The lines to print start at the one containing "Give me the Plotly source for this chart." and end at the one containing "weeks = list(range(1, 52))"; print them exactly, ends included, and only them.

• [MATERIAL PROVIDED]:
* * * *

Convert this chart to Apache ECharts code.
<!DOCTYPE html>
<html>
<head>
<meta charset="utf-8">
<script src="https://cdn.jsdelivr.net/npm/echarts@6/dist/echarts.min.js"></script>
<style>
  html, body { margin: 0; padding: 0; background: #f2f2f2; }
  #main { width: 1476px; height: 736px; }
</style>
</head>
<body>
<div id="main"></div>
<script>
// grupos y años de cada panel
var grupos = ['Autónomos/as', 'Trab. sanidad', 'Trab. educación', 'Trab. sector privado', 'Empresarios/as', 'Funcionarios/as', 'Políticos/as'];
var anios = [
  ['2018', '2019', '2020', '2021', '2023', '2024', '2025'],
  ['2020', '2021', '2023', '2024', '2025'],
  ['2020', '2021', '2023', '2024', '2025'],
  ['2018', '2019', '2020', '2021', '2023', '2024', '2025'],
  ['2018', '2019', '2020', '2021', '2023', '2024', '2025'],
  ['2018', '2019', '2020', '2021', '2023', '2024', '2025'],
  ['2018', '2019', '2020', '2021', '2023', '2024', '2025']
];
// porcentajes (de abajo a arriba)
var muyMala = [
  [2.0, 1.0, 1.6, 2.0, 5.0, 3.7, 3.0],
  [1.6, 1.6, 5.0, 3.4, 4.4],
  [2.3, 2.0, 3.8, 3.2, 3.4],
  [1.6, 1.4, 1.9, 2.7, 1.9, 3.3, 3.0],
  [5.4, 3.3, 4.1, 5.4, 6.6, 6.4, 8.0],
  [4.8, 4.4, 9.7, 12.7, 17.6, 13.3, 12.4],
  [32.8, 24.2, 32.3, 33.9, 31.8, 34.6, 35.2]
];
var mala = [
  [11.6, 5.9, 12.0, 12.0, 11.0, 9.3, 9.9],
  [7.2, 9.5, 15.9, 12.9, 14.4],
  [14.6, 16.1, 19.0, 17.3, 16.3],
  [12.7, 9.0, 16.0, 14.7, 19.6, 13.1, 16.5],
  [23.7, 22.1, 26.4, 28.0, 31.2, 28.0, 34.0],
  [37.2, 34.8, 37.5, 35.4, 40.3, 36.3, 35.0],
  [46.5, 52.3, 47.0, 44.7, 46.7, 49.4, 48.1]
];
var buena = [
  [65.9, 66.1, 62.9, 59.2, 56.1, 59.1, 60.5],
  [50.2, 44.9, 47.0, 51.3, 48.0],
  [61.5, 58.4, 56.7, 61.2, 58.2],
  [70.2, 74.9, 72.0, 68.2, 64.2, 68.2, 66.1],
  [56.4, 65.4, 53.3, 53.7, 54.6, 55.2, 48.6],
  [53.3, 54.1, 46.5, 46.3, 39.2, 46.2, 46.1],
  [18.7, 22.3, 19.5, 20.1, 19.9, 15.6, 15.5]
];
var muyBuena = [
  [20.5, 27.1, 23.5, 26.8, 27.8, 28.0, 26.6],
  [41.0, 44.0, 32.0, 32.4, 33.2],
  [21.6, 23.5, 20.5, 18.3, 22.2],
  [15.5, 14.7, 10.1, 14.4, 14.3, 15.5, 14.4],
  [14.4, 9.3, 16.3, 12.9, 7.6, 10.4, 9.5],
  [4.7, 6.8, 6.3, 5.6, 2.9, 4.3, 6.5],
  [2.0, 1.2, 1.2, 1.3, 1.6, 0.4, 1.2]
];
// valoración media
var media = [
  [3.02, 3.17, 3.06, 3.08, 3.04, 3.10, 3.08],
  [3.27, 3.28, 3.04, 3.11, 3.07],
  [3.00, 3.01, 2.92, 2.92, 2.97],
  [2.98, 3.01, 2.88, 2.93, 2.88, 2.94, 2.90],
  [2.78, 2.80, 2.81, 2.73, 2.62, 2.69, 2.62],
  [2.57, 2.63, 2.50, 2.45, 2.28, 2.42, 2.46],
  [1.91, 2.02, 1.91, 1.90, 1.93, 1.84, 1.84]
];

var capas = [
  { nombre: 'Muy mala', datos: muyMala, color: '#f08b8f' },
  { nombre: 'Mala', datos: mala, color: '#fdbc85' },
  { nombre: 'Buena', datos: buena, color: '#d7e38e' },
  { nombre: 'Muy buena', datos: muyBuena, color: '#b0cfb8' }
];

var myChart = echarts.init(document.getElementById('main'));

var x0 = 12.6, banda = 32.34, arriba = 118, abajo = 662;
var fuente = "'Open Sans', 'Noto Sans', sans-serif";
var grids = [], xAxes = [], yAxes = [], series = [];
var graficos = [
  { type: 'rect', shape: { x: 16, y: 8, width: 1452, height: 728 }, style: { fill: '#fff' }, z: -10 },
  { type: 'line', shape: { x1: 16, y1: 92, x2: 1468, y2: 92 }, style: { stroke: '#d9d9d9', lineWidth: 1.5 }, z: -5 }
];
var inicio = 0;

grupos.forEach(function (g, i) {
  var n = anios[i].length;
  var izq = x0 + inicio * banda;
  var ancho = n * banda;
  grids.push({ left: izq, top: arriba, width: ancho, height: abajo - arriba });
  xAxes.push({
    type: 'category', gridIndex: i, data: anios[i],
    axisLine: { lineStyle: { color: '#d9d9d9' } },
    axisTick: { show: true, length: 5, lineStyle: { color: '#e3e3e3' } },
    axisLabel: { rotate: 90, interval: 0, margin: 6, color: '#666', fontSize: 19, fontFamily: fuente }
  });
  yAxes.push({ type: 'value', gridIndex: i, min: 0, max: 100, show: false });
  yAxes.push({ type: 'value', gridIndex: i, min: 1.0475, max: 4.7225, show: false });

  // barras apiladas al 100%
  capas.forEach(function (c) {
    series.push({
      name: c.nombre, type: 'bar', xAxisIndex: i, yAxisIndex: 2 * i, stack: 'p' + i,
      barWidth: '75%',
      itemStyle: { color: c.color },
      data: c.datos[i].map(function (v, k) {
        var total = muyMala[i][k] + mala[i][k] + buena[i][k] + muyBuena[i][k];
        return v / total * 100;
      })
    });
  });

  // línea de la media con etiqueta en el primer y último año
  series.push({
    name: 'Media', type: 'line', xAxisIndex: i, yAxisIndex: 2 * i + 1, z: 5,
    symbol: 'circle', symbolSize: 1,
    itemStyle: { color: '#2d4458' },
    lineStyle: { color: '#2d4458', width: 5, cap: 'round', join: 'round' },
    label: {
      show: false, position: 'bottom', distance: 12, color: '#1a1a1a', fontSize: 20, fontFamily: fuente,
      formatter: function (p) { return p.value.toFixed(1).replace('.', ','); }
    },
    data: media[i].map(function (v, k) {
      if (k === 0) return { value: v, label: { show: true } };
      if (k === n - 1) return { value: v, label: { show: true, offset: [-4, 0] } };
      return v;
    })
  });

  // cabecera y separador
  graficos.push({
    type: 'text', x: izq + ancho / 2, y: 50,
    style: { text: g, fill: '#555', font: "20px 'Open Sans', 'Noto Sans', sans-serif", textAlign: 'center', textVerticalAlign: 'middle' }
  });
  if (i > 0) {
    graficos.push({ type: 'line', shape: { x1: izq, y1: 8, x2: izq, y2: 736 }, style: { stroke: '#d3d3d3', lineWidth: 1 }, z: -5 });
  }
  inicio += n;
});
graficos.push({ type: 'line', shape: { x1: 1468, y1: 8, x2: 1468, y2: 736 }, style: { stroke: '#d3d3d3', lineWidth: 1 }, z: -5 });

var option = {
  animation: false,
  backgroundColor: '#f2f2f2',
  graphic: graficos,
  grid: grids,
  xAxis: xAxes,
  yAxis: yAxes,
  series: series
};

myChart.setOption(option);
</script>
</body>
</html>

* * * *

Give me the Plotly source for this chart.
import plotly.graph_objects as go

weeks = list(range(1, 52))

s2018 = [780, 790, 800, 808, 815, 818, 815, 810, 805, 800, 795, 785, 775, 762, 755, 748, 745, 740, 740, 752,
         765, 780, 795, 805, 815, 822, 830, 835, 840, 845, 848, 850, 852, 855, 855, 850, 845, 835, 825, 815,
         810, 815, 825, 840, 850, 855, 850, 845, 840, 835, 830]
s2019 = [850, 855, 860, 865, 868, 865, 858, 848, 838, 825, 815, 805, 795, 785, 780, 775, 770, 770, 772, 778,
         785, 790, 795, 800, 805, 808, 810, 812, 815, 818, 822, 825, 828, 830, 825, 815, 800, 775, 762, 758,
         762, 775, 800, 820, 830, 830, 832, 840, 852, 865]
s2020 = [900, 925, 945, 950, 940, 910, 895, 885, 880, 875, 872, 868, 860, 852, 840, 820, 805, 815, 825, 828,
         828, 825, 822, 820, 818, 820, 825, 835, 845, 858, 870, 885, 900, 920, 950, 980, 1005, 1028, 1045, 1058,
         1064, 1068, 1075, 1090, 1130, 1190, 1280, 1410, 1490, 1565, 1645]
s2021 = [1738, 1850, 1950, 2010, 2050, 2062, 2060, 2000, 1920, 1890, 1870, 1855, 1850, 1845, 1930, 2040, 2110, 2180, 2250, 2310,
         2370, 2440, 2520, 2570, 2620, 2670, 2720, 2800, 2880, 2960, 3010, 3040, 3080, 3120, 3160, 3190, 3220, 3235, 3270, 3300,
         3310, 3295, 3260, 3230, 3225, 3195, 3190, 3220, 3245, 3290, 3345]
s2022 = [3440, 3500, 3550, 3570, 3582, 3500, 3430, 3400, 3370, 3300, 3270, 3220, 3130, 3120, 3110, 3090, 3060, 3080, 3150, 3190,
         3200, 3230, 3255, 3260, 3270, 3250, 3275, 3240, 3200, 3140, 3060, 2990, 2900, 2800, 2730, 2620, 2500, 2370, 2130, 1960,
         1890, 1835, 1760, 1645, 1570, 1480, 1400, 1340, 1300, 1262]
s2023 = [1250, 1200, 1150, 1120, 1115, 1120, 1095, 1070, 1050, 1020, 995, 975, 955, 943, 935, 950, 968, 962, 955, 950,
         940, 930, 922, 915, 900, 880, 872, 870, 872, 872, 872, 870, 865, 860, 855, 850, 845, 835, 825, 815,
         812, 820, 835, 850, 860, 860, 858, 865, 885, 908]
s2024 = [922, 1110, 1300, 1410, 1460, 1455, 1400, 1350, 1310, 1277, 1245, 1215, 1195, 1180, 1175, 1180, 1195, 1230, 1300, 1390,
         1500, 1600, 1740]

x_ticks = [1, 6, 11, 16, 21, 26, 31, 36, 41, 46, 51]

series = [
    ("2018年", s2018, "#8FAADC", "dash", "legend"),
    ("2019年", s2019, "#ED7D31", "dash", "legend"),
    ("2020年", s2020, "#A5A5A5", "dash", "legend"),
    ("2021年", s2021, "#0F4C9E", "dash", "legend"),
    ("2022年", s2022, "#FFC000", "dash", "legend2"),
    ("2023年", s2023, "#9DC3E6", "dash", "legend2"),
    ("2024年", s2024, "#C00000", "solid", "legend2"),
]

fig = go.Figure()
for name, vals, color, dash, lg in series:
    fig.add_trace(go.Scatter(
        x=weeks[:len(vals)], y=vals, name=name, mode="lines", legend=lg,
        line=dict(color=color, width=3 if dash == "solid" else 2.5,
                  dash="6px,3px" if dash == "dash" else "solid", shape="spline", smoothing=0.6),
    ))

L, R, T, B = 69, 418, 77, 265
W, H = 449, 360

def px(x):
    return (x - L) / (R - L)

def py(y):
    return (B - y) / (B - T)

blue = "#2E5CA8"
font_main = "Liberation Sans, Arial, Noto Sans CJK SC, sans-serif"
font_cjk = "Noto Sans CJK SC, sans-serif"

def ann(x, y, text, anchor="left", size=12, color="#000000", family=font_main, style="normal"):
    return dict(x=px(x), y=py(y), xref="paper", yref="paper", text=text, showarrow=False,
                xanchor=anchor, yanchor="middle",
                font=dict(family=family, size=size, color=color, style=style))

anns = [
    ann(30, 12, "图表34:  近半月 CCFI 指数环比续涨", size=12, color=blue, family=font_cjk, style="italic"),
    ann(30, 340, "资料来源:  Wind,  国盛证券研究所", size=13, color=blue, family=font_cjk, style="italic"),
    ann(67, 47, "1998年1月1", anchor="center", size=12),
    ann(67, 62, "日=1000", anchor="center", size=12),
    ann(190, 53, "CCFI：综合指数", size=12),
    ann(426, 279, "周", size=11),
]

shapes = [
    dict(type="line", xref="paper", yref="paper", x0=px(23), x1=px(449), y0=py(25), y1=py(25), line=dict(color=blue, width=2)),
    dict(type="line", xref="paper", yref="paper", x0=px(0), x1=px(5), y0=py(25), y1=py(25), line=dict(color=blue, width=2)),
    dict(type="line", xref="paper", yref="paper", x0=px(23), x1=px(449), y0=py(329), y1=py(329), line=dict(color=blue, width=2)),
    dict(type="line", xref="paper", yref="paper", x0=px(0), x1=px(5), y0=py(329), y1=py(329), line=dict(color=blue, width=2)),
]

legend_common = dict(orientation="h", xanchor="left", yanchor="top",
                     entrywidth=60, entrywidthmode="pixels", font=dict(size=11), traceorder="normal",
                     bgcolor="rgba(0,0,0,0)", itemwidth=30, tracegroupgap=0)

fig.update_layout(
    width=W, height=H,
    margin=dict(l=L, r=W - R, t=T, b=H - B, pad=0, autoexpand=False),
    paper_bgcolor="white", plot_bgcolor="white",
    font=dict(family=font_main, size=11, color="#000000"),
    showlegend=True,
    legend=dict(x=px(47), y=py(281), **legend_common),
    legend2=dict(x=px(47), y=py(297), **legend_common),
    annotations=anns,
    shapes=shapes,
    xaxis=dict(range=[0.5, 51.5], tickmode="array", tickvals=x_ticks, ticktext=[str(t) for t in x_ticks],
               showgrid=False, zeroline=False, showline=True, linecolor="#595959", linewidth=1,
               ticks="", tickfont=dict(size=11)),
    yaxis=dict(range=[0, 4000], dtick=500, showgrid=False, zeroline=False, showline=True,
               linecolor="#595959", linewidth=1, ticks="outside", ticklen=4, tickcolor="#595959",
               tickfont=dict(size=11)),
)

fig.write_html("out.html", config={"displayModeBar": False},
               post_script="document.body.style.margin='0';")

* * * *

• [PROBLEM SOLUTION]:
Give me the Plotly source for this chart.
import plotly.graph_objects as go

weeks = list(range(1, 52))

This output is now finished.